Entries with chart source code
___

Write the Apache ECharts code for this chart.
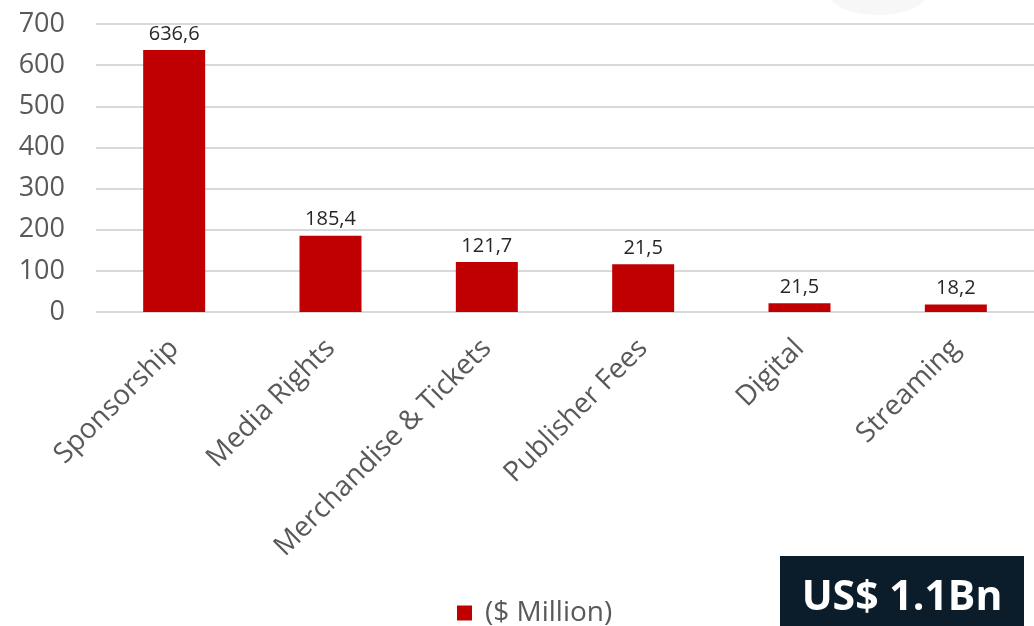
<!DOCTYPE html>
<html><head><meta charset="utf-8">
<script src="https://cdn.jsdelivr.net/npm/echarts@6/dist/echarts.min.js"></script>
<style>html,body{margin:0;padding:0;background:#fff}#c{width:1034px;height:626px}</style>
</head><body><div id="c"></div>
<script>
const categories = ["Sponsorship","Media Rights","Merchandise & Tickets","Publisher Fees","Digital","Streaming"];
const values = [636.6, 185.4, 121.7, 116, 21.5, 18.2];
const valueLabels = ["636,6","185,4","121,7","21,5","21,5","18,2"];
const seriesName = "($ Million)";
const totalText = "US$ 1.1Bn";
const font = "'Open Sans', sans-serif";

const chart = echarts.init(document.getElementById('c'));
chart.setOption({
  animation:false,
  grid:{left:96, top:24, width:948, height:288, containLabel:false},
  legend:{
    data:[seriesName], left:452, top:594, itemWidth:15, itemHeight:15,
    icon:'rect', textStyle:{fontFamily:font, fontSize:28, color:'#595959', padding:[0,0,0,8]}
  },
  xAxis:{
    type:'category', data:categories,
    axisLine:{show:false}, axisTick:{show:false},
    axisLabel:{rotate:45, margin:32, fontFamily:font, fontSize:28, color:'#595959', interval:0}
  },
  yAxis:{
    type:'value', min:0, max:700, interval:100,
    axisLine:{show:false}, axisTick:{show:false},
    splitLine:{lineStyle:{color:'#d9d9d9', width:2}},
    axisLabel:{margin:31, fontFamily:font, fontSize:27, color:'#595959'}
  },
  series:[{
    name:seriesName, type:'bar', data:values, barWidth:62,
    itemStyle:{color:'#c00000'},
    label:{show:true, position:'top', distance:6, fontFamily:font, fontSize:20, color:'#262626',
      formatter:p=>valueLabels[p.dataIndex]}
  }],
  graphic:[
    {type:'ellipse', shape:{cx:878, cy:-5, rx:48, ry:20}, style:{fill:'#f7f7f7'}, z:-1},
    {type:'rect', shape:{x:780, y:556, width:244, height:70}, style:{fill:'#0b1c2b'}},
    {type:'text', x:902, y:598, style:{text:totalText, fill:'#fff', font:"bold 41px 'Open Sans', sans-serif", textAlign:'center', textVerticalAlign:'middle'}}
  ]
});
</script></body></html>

___

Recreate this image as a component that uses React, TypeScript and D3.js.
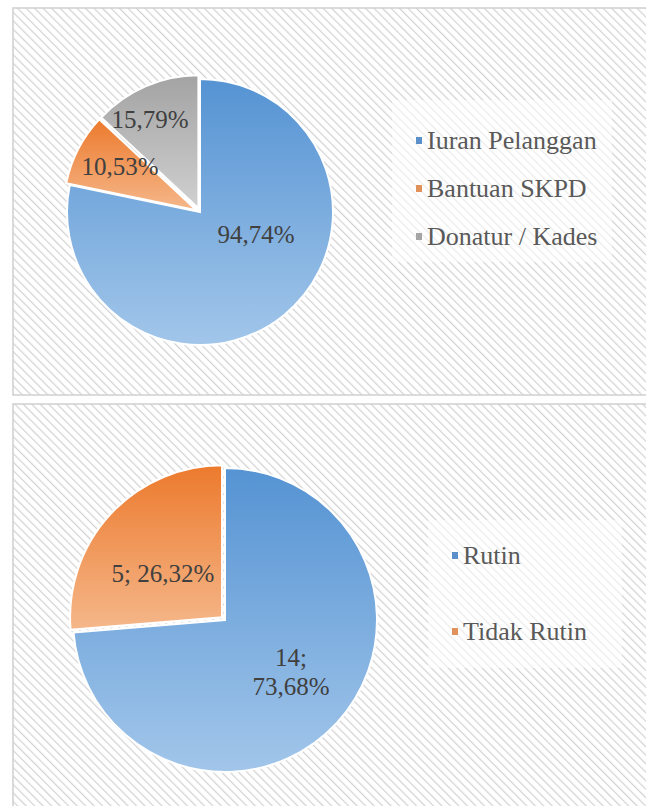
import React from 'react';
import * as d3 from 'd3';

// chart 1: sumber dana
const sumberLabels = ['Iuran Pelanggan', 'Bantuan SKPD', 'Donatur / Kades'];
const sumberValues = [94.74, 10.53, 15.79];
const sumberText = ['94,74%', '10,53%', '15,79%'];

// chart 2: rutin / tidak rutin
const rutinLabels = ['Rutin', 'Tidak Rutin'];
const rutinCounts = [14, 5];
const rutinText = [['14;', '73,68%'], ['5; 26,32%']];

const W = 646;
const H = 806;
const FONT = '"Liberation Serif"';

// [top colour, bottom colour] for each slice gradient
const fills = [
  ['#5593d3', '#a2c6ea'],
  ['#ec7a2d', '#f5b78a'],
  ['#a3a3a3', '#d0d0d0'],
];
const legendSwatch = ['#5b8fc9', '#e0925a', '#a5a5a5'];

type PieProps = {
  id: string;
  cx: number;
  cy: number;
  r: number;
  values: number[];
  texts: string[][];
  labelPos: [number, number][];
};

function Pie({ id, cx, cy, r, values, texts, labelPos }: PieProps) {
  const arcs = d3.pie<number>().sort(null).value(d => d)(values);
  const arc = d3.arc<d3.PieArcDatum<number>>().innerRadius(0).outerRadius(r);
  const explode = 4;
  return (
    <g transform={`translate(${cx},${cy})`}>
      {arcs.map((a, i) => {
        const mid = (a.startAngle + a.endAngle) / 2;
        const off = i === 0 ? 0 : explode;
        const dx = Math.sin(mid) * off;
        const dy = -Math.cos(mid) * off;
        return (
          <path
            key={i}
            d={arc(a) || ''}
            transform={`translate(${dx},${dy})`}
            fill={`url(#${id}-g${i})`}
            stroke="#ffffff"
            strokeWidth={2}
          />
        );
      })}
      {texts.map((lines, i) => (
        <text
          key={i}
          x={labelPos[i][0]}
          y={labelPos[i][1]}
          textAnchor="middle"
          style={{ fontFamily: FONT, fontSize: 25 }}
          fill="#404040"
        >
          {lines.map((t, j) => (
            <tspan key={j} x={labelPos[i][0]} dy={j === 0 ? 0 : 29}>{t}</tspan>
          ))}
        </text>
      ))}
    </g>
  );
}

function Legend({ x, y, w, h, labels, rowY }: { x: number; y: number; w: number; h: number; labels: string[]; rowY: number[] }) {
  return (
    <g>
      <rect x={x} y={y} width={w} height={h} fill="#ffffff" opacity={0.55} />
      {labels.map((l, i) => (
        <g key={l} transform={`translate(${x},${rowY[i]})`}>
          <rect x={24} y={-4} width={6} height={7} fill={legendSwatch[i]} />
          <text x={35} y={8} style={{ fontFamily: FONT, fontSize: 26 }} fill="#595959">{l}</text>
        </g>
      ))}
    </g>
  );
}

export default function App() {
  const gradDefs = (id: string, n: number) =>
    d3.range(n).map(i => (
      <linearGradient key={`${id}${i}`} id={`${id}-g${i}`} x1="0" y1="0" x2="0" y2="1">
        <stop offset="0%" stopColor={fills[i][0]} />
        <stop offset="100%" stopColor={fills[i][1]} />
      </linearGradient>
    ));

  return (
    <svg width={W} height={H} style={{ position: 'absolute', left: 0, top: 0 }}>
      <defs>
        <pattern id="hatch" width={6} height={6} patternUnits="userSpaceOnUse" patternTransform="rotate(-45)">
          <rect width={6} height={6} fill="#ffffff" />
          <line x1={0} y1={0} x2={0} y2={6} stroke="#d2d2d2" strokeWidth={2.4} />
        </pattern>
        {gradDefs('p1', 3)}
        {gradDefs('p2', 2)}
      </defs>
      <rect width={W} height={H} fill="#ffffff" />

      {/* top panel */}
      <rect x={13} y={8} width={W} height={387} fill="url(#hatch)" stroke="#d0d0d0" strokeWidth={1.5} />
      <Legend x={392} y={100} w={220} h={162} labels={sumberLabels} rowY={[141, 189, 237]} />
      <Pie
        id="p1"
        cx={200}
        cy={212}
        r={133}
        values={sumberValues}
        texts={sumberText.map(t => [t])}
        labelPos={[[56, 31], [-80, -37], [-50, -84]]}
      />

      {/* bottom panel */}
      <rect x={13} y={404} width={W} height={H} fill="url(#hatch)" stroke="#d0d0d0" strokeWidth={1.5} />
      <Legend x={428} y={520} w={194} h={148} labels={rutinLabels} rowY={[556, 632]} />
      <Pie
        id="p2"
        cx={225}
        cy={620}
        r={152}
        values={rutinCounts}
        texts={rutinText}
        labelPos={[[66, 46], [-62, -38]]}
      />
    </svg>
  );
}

___

Within the listing above, find every line containing the string "React" and return it.

Output of the task.
Recreate this image as a component that uses React, TypeScript and D3.js.
import React from 'react';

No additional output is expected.